Our estimate of general situation is that we could pass such a proposal as this by a two-thirds vote. If such a proposal is to be introduced we could probably get another delegation to propose it, but feel on balance it would be preferable for us to do so for reasons stated below [Page 953] although we can see some advantage if Canadians would jointly or separately introduce proposal if assured of UK and US support. If proposal along these lines is not introduced, we must take account of likelihood of some other delegation introducing a less satisfactory resolution involving propositions it would be embarrassing either to support or oppose. Further, we estimate that Russian bloc will be content to let situation drift and avoid all action by GA in the belief that resulting factual situation will be to their liking.
In our opinion introduction of resolution such as we propose would be acceptable to Arabs and might be a strong factor in inducing Jews to accept truce.
We feel that US would be in a very weak and vulnerable position in terms of American public opinion and general prestige in the UN if we come forward with no definite suggestion before GA adjourns. We have consistently insisted that our trusteeship working paper was not a proposal and we are, therefore, in the position of having called the special session without having made any specific proposal to it for meeting the situation. Other delegations are constantly coming to us offering to help and asking our guidance and leadership.
If we make no specific proposal for GA action before May 15 and if Arab armies move in, we believe opinion generally will be convinced that we have instigated or are supporting Arab action against the Jewish state. Also, if we fail to introduce specific proposal and press hard for its adoption, and also if we rest on our oars at this point and de facto situation develops in Palestine along Abdullah lines, the two facts taken together will make US vulnerable to accusations either of incredible naivete or power-politics machinations.
If Russians in SC charge Arab states with aggression legal arguments about invitation from Palestinian Arabs would not meet public demand. One possibility we see to meet such a contingency would be for SC to attempt to stabilize situation by ordering parties not to move their forces across lines laid down in GA resolution of November 29, which lines would for this purpose be taken as demarcating cease fire basis.
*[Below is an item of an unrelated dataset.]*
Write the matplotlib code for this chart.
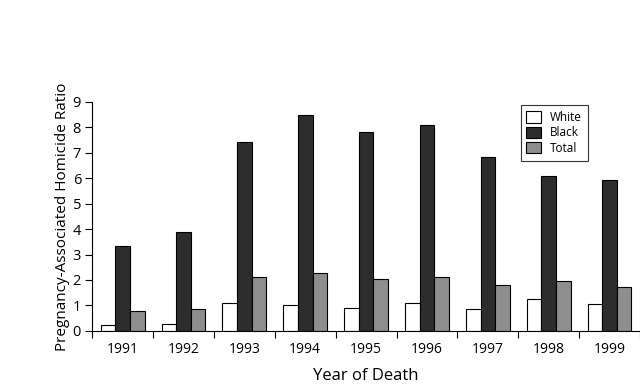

If JA could then work out agreement on such a basis position of US and UN might be less vulnerable. Such a procedure in the SC could more appropriately be followed if proposed UN provisional regime based on Chapter XII had been adopted.
Thus, formal proposal of such plan in our opinion would enhance likelihood of concluding truce now or subsequent to May 15; would not commit US to placing armed forces in Palestine; would strengthen the UN and the US position in the organization and in general would meet in advance more contingencies and afford a sounder basis for possible future action than any other course.